Article ID: | iaor1988190 |
Country: | United States |
Volume: | 34 |
Issue: | 12 |
Start Page Number: | 1450 |
End Page Number: | 1459 |
Publication Date: | Dec 1988 |
Journal: | Management Science |
Authors: | Lenk Peter J., Floyd Barry D. |
Keywords: | artificial intelligence, decision, computers |
A decision maker’s performance relies on the availability of relevant information. In many environments, the relation between the decision maker’s information needs and the information base is complex and uncertain. A fundamental concept of information systems, such as decision support and document retrieval, is the probability that the retrieved information is useful to the decision maker’s query. This paper presents a sequential, Bayesian, probabilistic indexing model that explicitly combines expert opinion with data about the system’s performance. The expert opinion is encoded into probability statements.

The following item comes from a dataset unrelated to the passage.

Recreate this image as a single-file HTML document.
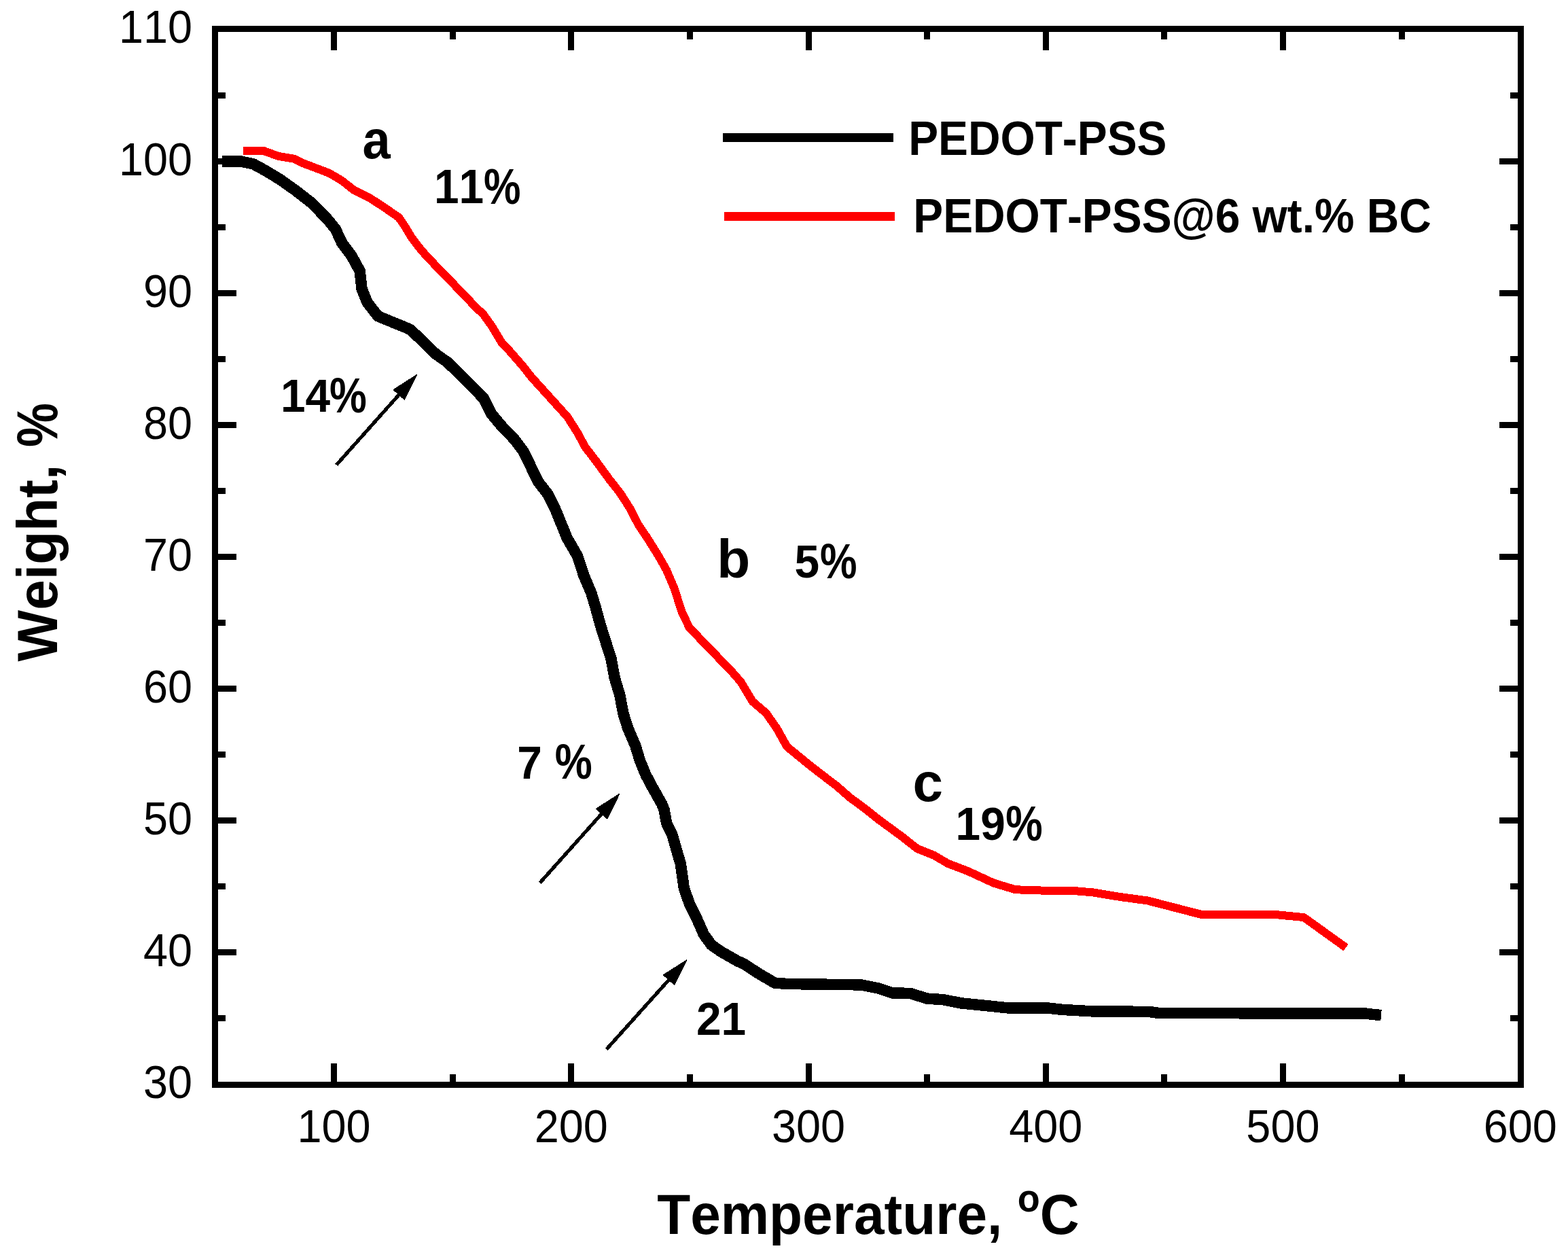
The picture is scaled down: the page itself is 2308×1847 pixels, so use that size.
<!DOCTYPE html><html><head><meta charset="utf-8"><title>TGA</title><style>html,body{margin:0;padding:0;background:#fff}svg{display:block}text{font-family:"Liberation Sans",sans-serif;font-kerning:none}</style></head><body>
<svg width="2308" height="1847" viewBox="0 0 2308 1847" shape-rendering="crispEdges">
<rect width="2308" height="1847" fill="#fff"/>
<polyline points="327.0,237.4 355.0,237.6 373.0,241.4 390.0,250.7 413.0,264.6 436.0,281.0 459.0,299.0 482.0,322.6 494.0,337.4 503.0,357.1 517.6,376.6 529.7,398.9 532.5,425.0 540.8,445.5 556.5,465.4 603.1,484.5 618.0,498.1 641.4,521.0 658.8,533.2 685.9,560.0 711.8,586.2 722.9,608.5 737.9,626.5 757.4,646.9 770.6,664.5 792.2,709.0 806.8,727.8 817.9,750.8 834.8,792.0 850.1,818.4 859.1,846.3 870.3,872.7 875.8,890.8 884.2,921.4 899.5,969.4 904.8,998.1 912.2,1022.4 917.3,1049.6 924.0,1071.1 932.3,1090.6 935.1,1096.9 942.1,1119.8 950.4,1140.0 958.1,1154.6 974.1,1183.1 977.6,1191.5 981.0,1211.0 989.4,1228.5 995.0,1248.0 1001.9,1271.7 1006.8,1307.1 1015.1,1330.8 1024.9,1350.3 1036.0,1375.3 1047.1,1390.6 1061.0,1400.3 1085.4,1414.3 1095.8,1419.1 1116.0,1432.3 1140.3,1446.6 1158.4,1448.0 1267.0,1449.4 1292.0,1454.3 1313.6,1461.5 1340.0,1461.9 1364.4,1469.6 1388.7,1471.2 1415.0,1476.4 1456.8,1480.6 1485.2,1483.6 1543.6,1483.7 1563.7,1485.9 1608.7,1488.4 1690.5,1488.9 1707.2,1491.1 2010.0,1491.5 2021.0,1493.0 2033.0,1494.0" fill="none" stroke="#000" stroke-width="16.5" stroke-linejoin="round" stroke-linecap="butt"/>
<polyline points="358.3,221.6 387.0,221.6 409.9,229.9 432.5,233.7 446.4,240.3 484.6,254.8 503.0,265.7 521.7,280.3 543.5,290.8 566.1,305.6 587.0,320.0 595.5,332.5 606.6,350.6 620.5,368.7 640.0,389.6 651.0,400.7 700.0,451.8 711.8,463.0 725.0,481.7 738.3,504.0 745.9,511.7 769.6,538.8 782.1,554.8 835.0,613.2 851.0,638.3 860.7,657.0 877.0,678.1 896.5,704.9 912.9,725.7 927.8,749.0 939.8,772.5 953.0,792.0 969.0,817.7 980.9,838.6 992.7,866.4 1003.8,901.2 1015.0,924.2 1033.0,942.6 1077.4,988.7 1090.4,1003.5 1107.8,1032.5 1127.8,1049.6 1143.5,1072.2 1158.3,1098.8 1194.5,1128.4 1232.1,1157.2 1250.0,1172.9 1275.3,1191.8 1291.9,1205.1 1326.5,1230.4 1349.9,1248.8 1375.0,1258.9 1395.1,1270.8 1425.0,1282.2 1462.6,1299.6 1492.5,1308.6 1510.6,1310.3 1580.8,1311.0 1608.6,1313.4 1649.0,1320.0 1689.3,1325.5 1767.9,1345.8 1877.5,1346.0 1919.2,1350.1 1981.1,1394.6" fill="none" stroke="#f00" stroke-width="12" stroke-linejoin="round" stroke-linecap="butt"/>
<rect x="316.5" y="42.5" width="1922" height="1554" fill="none" stroke="#000" stroke-width="9"/>
<path d="M491.5,1592V1565M491.5,47V74M666.1,1592V1581M666.1,47V58M840.7,1592V1565M840.7,47V74M1015.3,1592V1581M1015.3,47V58M1190.0,1592V1565M1190.0,47V74M1364.6,1592V1581M1364.6,47V58M1539.2,1592V1565M1539.2,47V74M1713.8,1592V1581M1713.8,47V58M1888.4,1592V1565M1888.4,47V74M2063.0,1592V1581M2063.0,47V58M321,1498.5H332M2234,1498.5H2223M321,1401.5H348M2234,1401.5H2207M321,1304.5H332M2234,1304.5H2223M321,1207.5H348M2234,1207.5H2207M321,1110.5H332M2234,1110.5H2223M321,1013.5H348M2234,1013.5H2207M321,916.5H332M2234,916.5H2223M321,819.5H348M2234,819.5H2207M321,722.5H332M2234,722.5H2223M321,625.5H348M2234,625.5H2207M321,528.5H332M2234,528.5H2223M321,431.5H348M2234,431.5H2207M321,334.5H332M2234,334.5H2223M321,237.5H348M2234,237.5H2207M321,140.5H332M2234,140.5H2223" stroke="#000" stroke-width="9" fill="none"/>
<text transform="translate(283.1 1616.4) scale(1 1.05)" font-size="64.8" text-anchor="end">30</text>
<text transform="translate(283.1 1422.3) scale(1 1.05)" font-size="64.8" text-anchor="end">40</text>
<text transform="translate(283.1 1228.2) scale(1 1.05)" font-size="64.8" text-anchor="end">50</text>
<text transform="translate(283.1 1034.0) scale(1 1.05)" font-size="64.8" text-anchor="end">60</text>
<text transform="translate(283.1 839.9) scale(1 1.05)" font-size="64.8" text-anchor="end">70</text>
<text transform="translate(283.1 645.8) scale(1 1.05)" font-size="64.8" text-anchor="end">80</text>
<text transform="translate(283.1 451.6) scale(1 1.05)" font-size="64.8" text-anchor="end">90</text>
<text transform="translate(283.1 257.5) scale(1 1.05)" font-size="64.8" text-anchor="end">100</text>
<text transform="translate(283.1 63.4) scale(1 1.05)" font-size="64.8" text-anchor="end">110</text>
<text transform="translate(491.5 1680.6) scale(1 1.05)" font-size="64.8" text-anchor="middle">100</text>
<text transform="translate(840.7 1680.6) scale(1 1.05)" font-size="64.8" text-anchor="middle">200</text>
<text transform="translate(1190.0 1680.6) scale(1 1.05)" font-size="64.8" text-anchor="middle">300</text>
<text transform="translate(1539.2 1680.6) scale(1 1.05)" font-size="64.8" text-anchor="middle">400</text>
<text transform="translate(1888.4 1680.6) scale(1 1.05)" font-size="64.8" text-anchor="middle">500</text>
<text transform="translate(2237.7 1680.6) scale(1 1.05)" font-size="64.8" text-anchor="middle">600</text>
<text transform="translate(967.2 1816) scale(1 1.051)" font-size="80.2" font-weight="bold">Temperature, <tspan x="530.6" y="-31.1" font-size="54">o</tspan><tspan x="563.5" y="0">C</tspan></text>
<text transform="translate(83.7 973.4) rotate(-90) scale(1.008 1.059)" font-size="79.6" font-weight="bold">Weight, <tspan x="312.9" y="0.5" font-size="81.2" textLength="64.5" lengthAdjust="spacingAndGlyphs">%</tspan></text>
<path d="M1063.9,202.5H1314.9" stroke="#000" stroke-width="13"/>
<path d="M1066,318.4H1317" stroke="#f00" stroke-width="13"/>
<text transform="translate(1337.2 228.1) scale(1 1.066)" font-size="65.8" font-weight="bold">PEDOT-PSS</text>
<text transform="translate(1344.3 342) scale(1 1.066)" font-size="65.8" font-weight="bold">PEDOT-PSS@6 wt.% BC</text>
<text transform="translate(533.5 233.1) scale(0.925 1.002)" font-size="80" font-weight="bold">a</text>
<text transform="translate(1055.3 849.9) scale(1.002 0.993)" font-size="80" font-weight="bold">b</text>
<text transform="translate(1343.5 1179.1) scale(1 1.000)" font-size="80" font-weight="bold">c</text>
<text transform="translate(639.0 299.0) scale(1 1.062)" font-size="65.8" font-weight="bold">11<tspan x="73.1" y="1.29" font-size="69.0" textLength="54.5" lengthAdjust="spacingAndGlyphs">%</tspan></text>
<text transform="translate(413.0 605.9) scale(1 1.035)" font-size="65.8" font-weight="bold">14<tspan x="71.9" y="1.24" font-size="69.1" textLength="54.8" lengthAdjust="spacingAndGlyphs">%</tspan></text>
<text transform="translate(1169.5 850.0) scale(1 1.036)" font-size="65.8" font-weight="bold">5<tspan x="37.6" y="1.02" font-size="70.4" textLength="54.5" lengthAdjust="spacingAndGlyphs">%</tspan></text>
<text transform="translate(761.2 1145.7) scale(1 1.050)" font-size="65.8" font-weight="bold">7 <tspan x="55.6" y="0.27" font-size="69.0" textLength="55.0" lengthAdjust="spacingAndGlyphs">%</tspan></text>
<text transform="translate(1406.6 1236.2) scale(1 1.049)" font-size="65.8" font-weight="bold">19<tspan x="73.6" y="0.82" font-size="69.5" textLength="54.4" lengthAdjust="spacingAndGlyphs">%</tspan></text>
<text transform="translate(1024.9 1522.8) scale(1 1.038)" font-size="65.8" font-weight="bold">21</text>
<path d="M495.2,684.2L588.7,579.3" stroke="#000" stroke-width="5.2"/>
<path d="M613.1,551.9L595.4,588.0L579.3,573.6Z" fill="#000" stroke="#000" stroke-width="1.5" stroke-linejoin="round"/>
<path d="M794.7,1299.3L887.1,1196.0" stroke="#000" stroke-width="5.2"/>
<path d="M911.6,1168.6L893.8,1204.7L877.7,1190.3Z" fill="#000" stroke="#000" stroke-width="1.5" stroke-linejoin="round"/>
<path d="M892.8,1544.1L986.0,1440.5" stroke="#000" stroke-width="5.2"/>
<path d="M1010.6,1413.2L992.7,1449.2L976.6,1434.8Z" fill="#000" stroke="#000" stroke-width="1.5" stroke-linejoin="round"/>
</svg></body></html>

These statements are modified by the users’ feedback about the relevance of the retrieved information to their queries. The predictive probability that a datum in the information base is applicable to the current query is a logistic function of the expert opinion and the feedback. This feedback enters the computation through a measure of association between the current query-datum pair with previous, relevant query-datum pairs. When this measure is based on the proportional matching of multiple attributes, the predictive probabilities have a recursive formula that makes the model computationally feasible for large information bases.